Once you get into machinery and equipment with a useful life of one year or less, even more state exemptions fall away. In California, which applies an extraordinarily complex reduced rate to manufacturing, it’s presumed that an item qualifies if the manufacturer is properly depreciating or capitalizing the asset on their income or franchise tax returns. Like any good rule though, there are multiple exceptions. Louisiana suggests that only manufacturing equipment that is eligible for depreciation under federal income tax rules are eligible for the exemption. Of course, that leaves manufacturers scrambling to understand the federal rules, which is no easy feat. In Wyoming, the law likewise directs you to the Internal Revenue Code, specifying excluding from its exemption any “non capitalized machinery” except machinery that can be expensed/deducted under Section 179 of the Code.
Putting it all together
The scope of an available manufacturing exemption can be extremely nuanced. While machinery and equipment used 100% of the time in a new or expanding facility may qualify for an exemption or reduced rate in a given state, that same exemption may not apply to replacement parts for that machinery. Likewise, the exemption may evaporate if the machinery is used in parts of the business not strictly tied to the manufacturing process. Further, that same piece of equipment may not be eligible for an exemption when purchased to replace failing equipment located in an existing plant. Finally, all bets could be off if you are buying machinery with a short useful life or other things like supplies, tools or energy.

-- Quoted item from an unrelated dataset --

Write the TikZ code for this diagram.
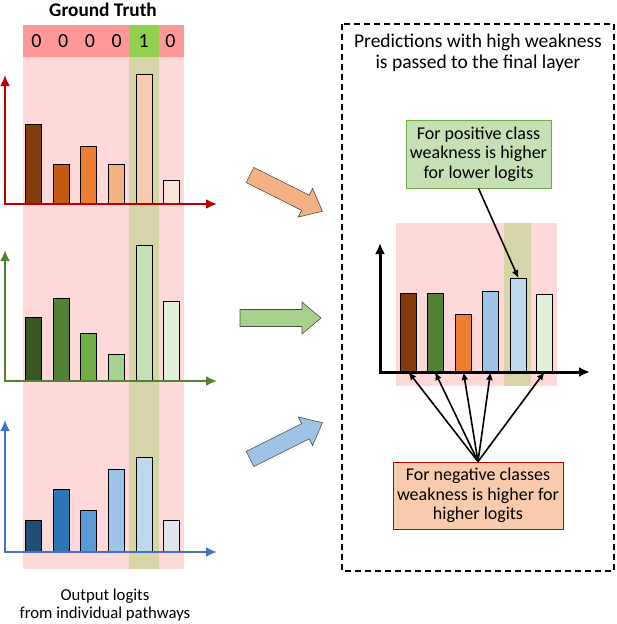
\documentclass[tikz,border=0pt]{standalone}
\usepackage{fontspec}
\setmainfont{Carlito}
\usetikzlibrary{arrows.meta}

\definecolor{gtred}{HTML}{FF9999}
\definecolor{gtgreen}{HTML}{92D050}
\definecolor{pinkbg}{HTML}{FFD9D9}
\definecolor{olivecol}{HTML}{D7D4A7}
\definecolor{axred}{HTML}{C00000}
\definecolor{axgreen}{HTML}{548235}
\definecolor{axblue}{HTML}{4472C4}
\definecolor{or1}{HTML}{843C0C}
\definecolor{or2}{HTML}{C55A11}
\definecolor{or3}{HTML}{ED7D31}
\definecolor{or4}{HTML}{F4B183}
\definecolor{or5}{HTML}{F8CBAD}
\definecolor{or6}{HTML}{FBE5D6}
\definecolor{gr1}{HTML}{385723}
\definecolor{gr2}{HTML}{548235}
\definecolor{gr3}{HTML}{70AD47}
\definecolor{gr4}{HTML}{A9D18E}
\definecolor{gr5}{HTML}{C5E0B4}
\definecolor{gr6}{HTML}{E2F0D9}
\definecolor{bl1}{HTML}{1F4E79}
\definecolor{bl2}{HTML}{2E75B6}
\definecolor{bl3}{HTML}{5B9BD5}
\definecolor{bl4}{HTML}{9DC3E6}
\definecolor{bl5}{HTML}{BDD7EE}
\definecolor{bl6}{HTML}{DEE5EF}

\tikzset{fatarrow/.pic={\draw[pic actions] (0,-8.5) -- (62,-8.5) -- (62,-16) -- (81,0) -- (62,16) -- (62,8.5) -- (0,8.5) -- cycle;}}

\begin{document}
\begin{tikzpicture}[x=1pt, y=-1pt, >={Latex[length=11pt,width=10pt]},
	bar/.style={draw=black, line width=0.8pt, minimum width=16pt, inner sep=0pt, anchor=south},
	textbox/.style={draw, line width=0.8pt, align=center, inner sep=1pt, font=\fontsize{18}{19.5}\selectfont},
	note/.style={->, line width=1.6pt, >={Latex[length=8pt,width=7pt]}}]
	\useasboundingbox (0,0) rectangle (616,624);

	% ground truth row
	\node[font=\bfseries\fontsize{19.3}{22}\selectfont] (gt) at (103,10) {Ground Truth};
	\fill[gtred] (23,25) rectangle (184,57);
	\fill[gtgreen] (129,25) rectangle (159,57);
	\foreach \d [count=\i] in {0,0,0,0,1,0}
		\node[font=\fontsize{20}{24}\selectfont] (d\i) at (9.6+26.8*\i,41) {\d};

	\fill[pinkbg] (23,57) rectangle (184,569);
	\fill[olivecol] (129,57) rectangle (159,569);

	% pathway 1
	\foreach \x/\t/\c [count=\i] in {33.5/125/or1, 61.5/165/or2, 88.5/147/or3, 116.5/165/or4, 144/75/or5, 171.5/181/or6}
		\node[bar, fill=\c, minimum height={204-\t}] (a\i) at (\x,204) {};
	\draw[<->, axred, line width=2pt] (5,75) -- (5,204) -- (217,204);

	% pathway 2
	\foreach \x/\t/\c [count=\i] in {33.5/318/gr1, 61.5/299/gr2, 88.5/334/gr3, 116.5/355/gr4, 144/246/gr5, 171.5/302/gr6}
		\node[bar, fill=\c, minimum height={381-\t}] (b\i) at (\x,381) {};
	\draw[<->, axgreen, line width=2pt] (5,250) -- (5,381) -- (217,381);

	% pathway 3
	\foreach \x/\t/\c [count=\i] in {33.5/521/bl1, 61.5/490/bl2, 88.5/511/bl3, 116.5/470/bl4, 144/458/bl5, 171.5/521/bl6}
		\node[bar, fill=\c, minimum height={552-\t}] (c\i) at (\x,552) {};
	\draw[<->, axblue, line width=2pt] (5,420) -- (5,552) -- (217,552);

	\node[align=center, font=\fontsize{16.7}{18.5}\selectfont] (out) at (105,605) {Output logits\\from individual pathways};

	% block arrows
	\pic[fill=or4, draw=black!70, line width=0.6pt, rotate=-26.6] at (250,175) {fatarrow};
	\pic[fill=gr4, draw=black!70, line width=0.6pt] at (240,318) {fatarrow};
	\pic[fill=bl4, draw=black!70, line width=0.6pt, rotate=26.6] at (250,459) {fatarrow};

	% final layer
	\draw[line width=2pt, dash pattern=on 6pt off 4pt] (342,24) rectangle (614,571);
	\node[align=center, font=\fontsize{19.5}{20.5}\selectfont] (title) at (478,53) {Predictions with high weakness\\is passed to the final layer};

	\fill[pinkbg] (396,223) rectangle (557,386);
	\fill[olivecol] (504,223) rectangle (531,386);
	\foreach \x/\t/\c [count=\i] in {408.5/294/or1, 435/294/gr2, 463.5/315/or3, 490.5/292/bl4, 518.5/279/bl5, 544.5/295/gr6}
		\node[bar, fill=\c, minimum height={372-\t}] (q\i) at (\x,372) {};
	\draw[<->, line width=3pt] (380,243) -- (380,372) -- (590,372);

	\node[textbox, fill=gr5, draw=gr3, minimum width=145pt, minimum height=68pt] (pos) at (478.5,154) {For positive class\\weakness is higher\\for lower logits};
	\node[textbox, fill=or5, draw=axred, minimum width=170pt, minimum height=67pt] (neg) at (478,495.5) {For negative classes\\weakness is higher for\\higher logits};

	\draw[note] (pos.south) -- (q5.north);
	\foreach \i in {1,2,3,4,6}
		\draw[note] (neg.north) -- (q\i.south);
\end{tikzpicture}
\end{document}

If you provided your vendor with a blanket exemption certificate, they may not be looking too closely as to whether a particular purchase falls within the scope of the exemption and since sales tax liability is joint and several, it’s up to you to confirm with certainty whether sales tax should or should not have been charged. Best-in-class manufacturers will have a process in place to review vendor invoices for proper tax treatment, but to do so properly, you need to understand the nuanced rules outlined above.